TASK GOAL
Copy the data that follows, character for character, minus the pictures.

MATERIAL PROVIDED
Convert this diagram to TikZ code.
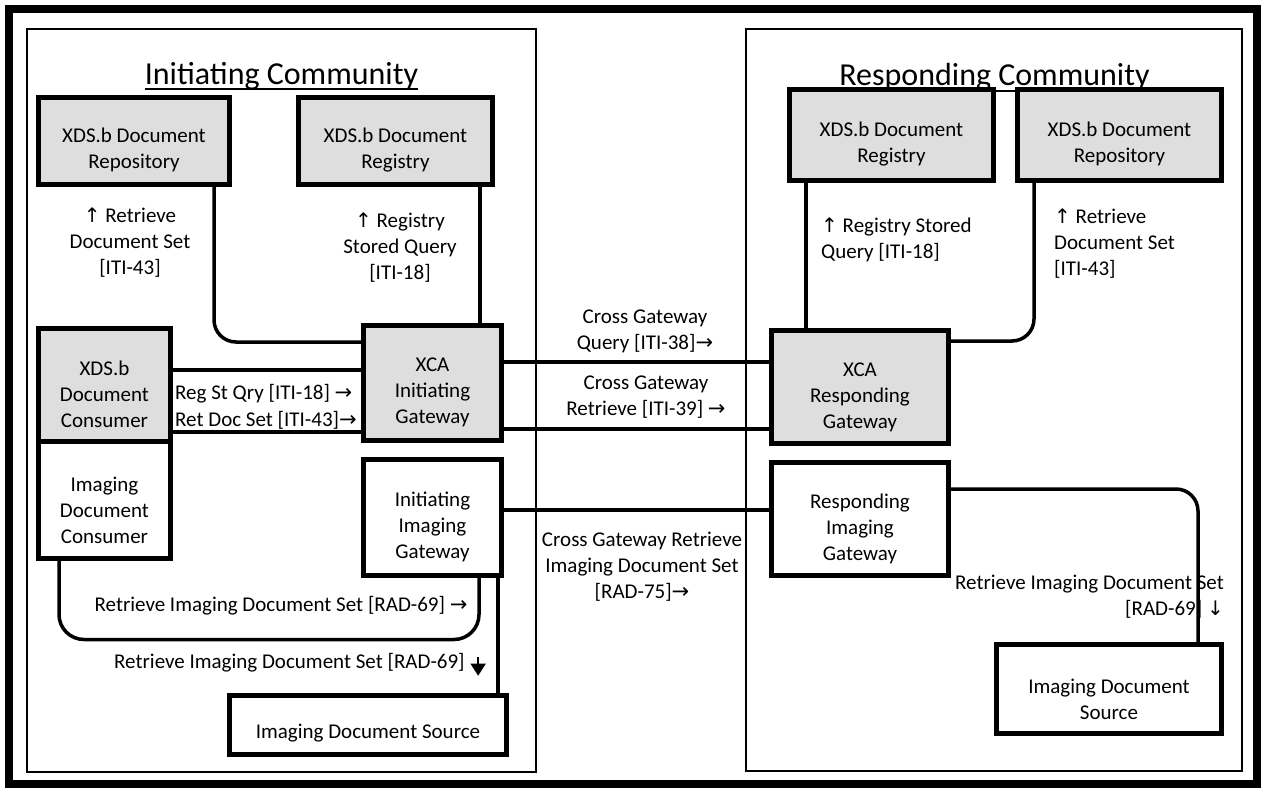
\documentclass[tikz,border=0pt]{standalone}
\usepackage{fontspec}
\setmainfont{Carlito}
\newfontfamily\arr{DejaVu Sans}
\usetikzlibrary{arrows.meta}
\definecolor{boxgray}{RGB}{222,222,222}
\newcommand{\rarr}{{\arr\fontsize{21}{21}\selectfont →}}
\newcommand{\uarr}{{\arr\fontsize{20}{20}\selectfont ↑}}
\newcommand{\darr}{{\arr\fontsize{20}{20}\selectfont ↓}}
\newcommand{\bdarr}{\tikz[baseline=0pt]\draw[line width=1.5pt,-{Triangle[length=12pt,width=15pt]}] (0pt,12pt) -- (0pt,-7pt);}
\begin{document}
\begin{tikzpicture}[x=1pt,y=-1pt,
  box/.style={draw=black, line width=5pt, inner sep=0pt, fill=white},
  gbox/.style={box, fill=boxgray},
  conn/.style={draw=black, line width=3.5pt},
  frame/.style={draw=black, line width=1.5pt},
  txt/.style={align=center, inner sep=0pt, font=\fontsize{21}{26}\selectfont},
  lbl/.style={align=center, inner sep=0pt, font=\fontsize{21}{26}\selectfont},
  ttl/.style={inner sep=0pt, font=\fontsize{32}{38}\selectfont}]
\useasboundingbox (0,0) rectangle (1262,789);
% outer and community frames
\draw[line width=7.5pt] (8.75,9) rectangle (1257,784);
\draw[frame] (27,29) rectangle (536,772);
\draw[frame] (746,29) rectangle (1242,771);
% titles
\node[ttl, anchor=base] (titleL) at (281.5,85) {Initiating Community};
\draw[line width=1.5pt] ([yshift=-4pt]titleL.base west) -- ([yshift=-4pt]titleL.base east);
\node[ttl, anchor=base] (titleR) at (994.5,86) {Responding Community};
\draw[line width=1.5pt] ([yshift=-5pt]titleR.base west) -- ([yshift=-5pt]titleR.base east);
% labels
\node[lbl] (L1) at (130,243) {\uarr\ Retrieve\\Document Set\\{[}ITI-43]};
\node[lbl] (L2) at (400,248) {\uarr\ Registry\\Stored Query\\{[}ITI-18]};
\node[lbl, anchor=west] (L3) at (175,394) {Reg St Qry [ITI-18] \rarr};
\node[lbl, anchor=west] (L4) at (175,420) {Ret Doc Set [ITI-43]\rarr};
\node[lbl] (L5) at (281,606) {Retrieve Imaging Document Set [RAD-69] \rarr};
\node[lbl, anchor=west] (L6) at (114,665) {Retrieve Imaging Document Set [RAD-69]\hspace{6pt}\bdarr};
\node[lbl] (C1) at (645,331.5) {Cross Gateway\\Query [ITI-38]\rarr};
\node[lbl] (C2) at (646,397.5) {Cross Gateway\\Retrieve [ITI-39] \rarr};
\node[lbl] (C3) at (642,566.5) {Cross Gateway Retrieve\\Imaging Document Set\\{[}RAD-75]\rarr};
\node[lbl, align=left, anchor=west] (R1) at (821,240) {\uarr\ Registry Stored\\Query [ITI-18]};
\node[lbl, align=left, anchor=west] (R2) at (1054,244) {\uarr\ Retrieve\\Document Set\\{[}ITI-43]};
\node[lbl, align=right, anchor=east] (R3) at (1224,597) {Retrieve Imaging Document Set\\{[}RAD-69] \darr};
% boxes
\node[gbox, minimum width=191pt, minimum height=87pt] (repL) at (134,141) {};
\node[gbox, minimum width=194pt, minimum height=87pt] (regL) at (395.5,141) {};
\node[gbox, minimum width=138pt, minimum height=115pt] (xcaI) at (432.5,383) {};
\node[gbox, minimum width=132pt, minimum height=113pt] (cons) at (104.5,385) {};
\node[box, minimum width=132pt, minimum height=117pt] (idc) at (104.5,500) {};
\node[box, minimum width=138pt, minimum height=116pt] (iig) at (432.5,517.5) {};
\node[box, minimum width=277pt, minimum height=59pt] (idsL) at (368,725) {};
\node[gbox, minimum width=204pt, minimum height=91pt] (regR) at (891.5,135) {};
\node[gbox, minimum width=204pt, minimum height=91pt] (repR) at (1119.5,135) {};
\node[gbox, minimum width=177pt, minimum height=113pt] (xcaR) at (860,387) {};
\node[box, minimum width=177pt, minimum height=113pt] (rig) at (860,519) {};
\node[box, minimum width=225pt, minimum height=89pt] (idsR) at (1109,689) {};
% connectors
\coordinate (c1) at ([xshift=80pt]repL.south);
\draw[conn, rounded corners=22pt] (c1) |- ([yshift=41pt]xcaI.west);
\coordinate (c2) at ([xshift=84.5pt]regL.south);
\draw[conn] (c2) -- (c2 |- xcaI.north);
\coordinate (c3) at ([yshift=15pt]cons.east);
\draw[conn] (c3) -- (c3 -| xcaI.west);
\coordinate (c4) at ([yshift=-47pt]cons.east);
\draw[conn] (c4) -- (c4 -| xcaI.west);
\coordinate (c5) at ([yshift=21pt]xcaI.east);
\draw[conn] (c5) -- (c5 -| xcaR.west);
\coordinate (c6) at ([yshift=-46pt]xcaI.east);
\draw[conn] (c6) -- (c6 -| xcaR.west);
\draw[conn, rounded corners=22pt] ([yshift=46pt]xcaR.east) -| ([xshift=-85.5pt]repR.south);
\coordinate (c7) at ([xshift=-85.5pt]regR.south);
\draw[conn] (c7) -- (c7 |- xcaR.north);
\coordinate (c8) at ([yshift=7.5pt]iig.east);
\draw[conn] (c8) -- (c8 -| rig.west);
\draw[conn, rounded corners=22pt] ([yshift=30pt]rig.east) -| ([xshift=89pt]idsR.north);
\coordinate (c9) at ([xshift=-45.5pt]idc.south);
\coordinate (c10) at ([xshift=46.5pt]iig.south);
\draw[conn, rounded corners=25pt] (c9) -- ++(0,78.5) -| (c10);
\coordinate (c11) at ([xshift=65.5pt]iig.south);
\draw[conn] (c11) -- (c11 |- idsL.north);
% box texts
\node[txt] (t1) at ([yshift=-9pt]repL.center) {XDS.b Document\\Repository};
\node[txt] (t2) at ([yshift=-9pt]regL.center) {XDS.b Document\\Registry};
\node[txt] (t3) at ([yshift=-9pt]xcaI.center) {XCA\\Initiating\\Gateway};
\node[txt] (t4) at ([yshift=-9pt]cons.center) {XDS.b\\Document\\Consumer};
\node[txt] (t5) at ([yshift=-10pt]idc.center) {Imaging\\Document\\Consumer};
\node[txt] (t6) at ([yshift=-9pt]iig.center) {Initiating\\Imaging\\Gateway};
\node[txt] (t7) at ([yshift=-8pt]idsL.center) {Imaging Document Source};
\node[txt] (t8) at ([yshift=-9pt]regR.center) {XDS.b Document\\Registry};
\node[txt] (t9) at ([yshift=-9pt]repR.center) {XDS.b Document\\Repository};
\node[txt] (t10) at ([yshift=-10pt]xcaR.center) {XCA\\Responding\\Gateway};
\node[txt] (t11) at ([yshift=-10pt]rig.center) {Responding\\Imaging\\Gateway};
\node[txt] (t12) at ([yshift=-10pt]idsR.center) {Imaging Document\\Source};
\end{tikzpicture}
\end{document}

ANSWER
Convert this diagram to TikZ code.
\documentclass[tikz,border=0pt]{standalone}
\usepackage{fontspec}
\setmainfont{Carlito}
\newfontfamily\arr{DejaVu Sans}
\usetikzlibrary{arrows.meta}
\definecolor{boxgray}{RGB}{222,222,222}
\newcommand{\rarr}{{\arr\fontsize{21}{21}\selectfont →}}
\newcommand{\uarr}{{\arr\fontsize{20}{20}\selectfont ↑}}
\newcommand{\darr}{{\arr\fontsize{20}{20}\selectfont ↓}}
\newcommand{\bdarr}{\tikz[baseline=0pt]\draw[line width=1.5pt,-{Triangle[length=12pt,width=15pt]}] (0pt,12pt) -- (0pt,-7pt);}
\begin{document}
\begin{tikzpicture}[x=1pt,y=-1pt,
  box/.style={draw=black, line width=5pt, inner sep=0pt, fill=white},
  gbox/.style={box, fill=boxgray},
  conn/.style={draw=black, line width=3.5pt},
  frame/.style={draw=black, line width=1.5pt},
  txt/.style={align=center, inner sep=0pt, font=\fontsize{21}{26}\selectfont},
  lbl/.style={align=center, inner sep=0pt, font=\fontsize{21}{26}\selectfont},
  ttl/.style={inner sep=0pt, font=\fontsize{32}{38}\selectfont}]
\useasboundingbox (0,0) rectangle (1262,789);
% outer and community frames
\draw[line width=7.5pt] (8.75,9) rectangle (1257,784);
\draw[frame] (27,29) rectangle (536,772);
\draw[frame] (746,29) rectangle (1242,771);
% titles
\node[ttl, anchor=base] (titleL) at (281.5,85) {Initiating Community};
\draw[line width=1.5pt] ([yshift=-4pt]titleL.base west) -- ([yshift=-4pt]titleL.base east);
\node[ttl, anchor=base] (titleR) at (994.5,86) {Responding Community};
\draw[line width=1.5pt] ([yshift=-5pt]titleR.base west) -- ([yshift=-5pt]titleR.base east);
% labels
\node[lbl] (L1) at (130,243) {\uarr\ Retrieve\\Document Set\\{[}ITI-43]};
\node[lbl] (L2) at (400,248) {\uarr\ Registry\\Stored Query\\{[}ITI-18]};
\node[lbl, anchor=west] (L3) at (175,394) {Reg St Qry [ITI-18] \rarr};
\node[lbl, anchor=west] (L4) at (175,420) {Ret Doc Set [ITI-43]\rarr};
\node[lbl] (L5) at (281,606) {Retrieve Imaging Document Set [RAD-69] \rarr};
\node[lbl, anchor=west] (L6) at (114,665) {Retrieve Imaging Document Set [RAD-69]\hspace{6pt}\bdarr};
\node[lbl] (C1) at (645,331.5) {Cross Gateway\\Query [ITI-38]\rarr};
\node[lbl] (C2) at (646,397.5) {Cross Gateway\\Retrieve [ITI-39] \rarr};
\node[lbl] (C3) at (642,566.5) {Cross Gateway Retrieve\\Imaging Document Set\\{[}RAD-75]\rarr};
\node[lbl, align=left, anchor=west] (R1) at (821,240) {\uarr\ Registry Stored\\Query [ITI-18]};
\node[lbl, align=left, anchor=west] (R2) at (1054,244) {\uarr\ Retrieve\\Document Set\\{[}ITI-43]};
\node[lbl, align=right, anchor=east] (R3) at (1224,597) {Retrieve Imaging Document Set\\{[}RAD-69] \darr};
% boxes
\node[gbox, minimum width=191pt, minimum height=87pt] (repL) at (134,141) {};
\node[gbox, minimum width=194pt, minimum height=87pt] (regL) at (395.5,141) {};
\node[gbox, minimum width=138pt, minimum height=115pt] (xcaI) at (432.5,383) {};
\node[gbox, minimum width=132pt, minimum height=113pt] (cons) at (104.5,385) {};
\node[box, minimum width=132pt, minimum height=117pt] (idc) at (104.5,500) {};
\node[box, minimum width=138pt, minimum height=116pt] (iig) at (432.5,517.5) {};
\node[box, minimum width=277pt, minimum height=59pt] (idsL) at (368,725) {};
\node[gbox, minimum width=204pt, minimum height=91pt] (regR) at (891.5,135) {};
\node[gbox, minimum width=204pt, minimum height=91pt] (repR) at (1119.5,135) {};
\node[gbox, minimum width=177pt, minimum height=113pt] (xcaR) at (860,387) {};
\node[box, minimum width=177pt, minimum height=113pt] (rig) at (860,519) {};
\node[box, minimum width=225pt, minimum height=89pt] (idsR) at (1109,689) {};
% connectors
\coordinate (c1) at ([xshift=80pt]repL.south);
\draw[conn, rounded corners=22pt] (c1) |- ([yshift=41pt]xcaI.west);
\coordinate (c2) at ([xshift=84.5pt]regL.south);
\draw[conn] (c2) -- (c2 |- xcaI.north);
\coordinate (c3) at ([yshift=15pt]cons.east);
\draw[conn] (c3) -- (c3 -| xcaI.west);
\coordinate (c4) at ([yshift=-47pt]cons.east);
\draw[conn] (c4) -- (c4 -| xcaI.west);
\coordinate (c5) at ([yshift=21pt]xcaI.east);
\draw[conn] (c5) -- (c5 -| xcaR.west);
\coordinate (c6) at ([yshift=-46pt]xcaI.east);
\draw[conn] (c6) -- (c6 -| xcaR.west);
\draw[conn, rounded corners=22pt] ([yshift=46pt]xcaR.east) -| ([xshift=-85.5pt]repR.south);
\coordinate (c7) at ([xshift=-85.5pt]regR.south);
\draw[conn] (c7) -- (c7 |- xcaR.north);
\coordinate (c8) at ([yshift=7.5pt]iig.east);
\draw[conn] (c8) -- (c8 -| rig.west);
\draw[conn, rounded corners=22pt] ([yshift=30pt]rig.east) -| ([xshift=89pt]idsR.north);
\coordinate (c9) at ([xshift=-45.5pt]idc.south);
\coordinate (c10) at ([xshift=46.5pt]iig.south);
\draw[conn, rounded corners=25pt] (c9) -- ++(0,78.5) -| (c10);
\coordinate (c11) at ([xshift=65.5pt]iig.south);
\draw[conn] (c11) -- (c11 |- idsL.north);
% box texts
\node[txt] (t1) at ([yshift=-9pt]repL.center) {XDS.b Document\\Repository};
\node[txt] (t2) at ([yshift=-9pt]regL.center) {XDS.b Document\\Registry};
\node[txt] (t3) at ([yshift=-9pt]xcaI.center) {XCA\\Initiating\\Gateway};
\node[txt] (t4) at ([yshift=-9pt]cons.center) {XDS.b\\Document\\Consumer};
\node[txt] (t5) at ([yshift=-10pt]idc.center) {Imaging\\Document\\Consumer};
\node[txt] (t6) at ([yshift=-9pt]iig.center) {Initiating\\Imaging\\Gateway};
\node[txt] (t7) at ([yshift=-8pt]idsL.center) {Imaging Document Source};
\node[txt] (t8) at ([yshift=-9pt]regR.center) {XDS.b Document\\Registry};
\node[txt] (t9) at ([yshift=-9pt]repR.center) {XDS.b Document\\Repository};
\node[txt] (t10) at ([yshift=-10pt]xcaR.center) {XCA\\Responding\\Gateway};
\node[txt] (t11) at ([yshift=-10pt]rig.center) {Responding\\Imaging\\Gateway};
\node[txt] (t12) at ([yshift=-10pt]idsR.center) {Imaging Document\\Source};
\end{tikzpicture}
\end{document}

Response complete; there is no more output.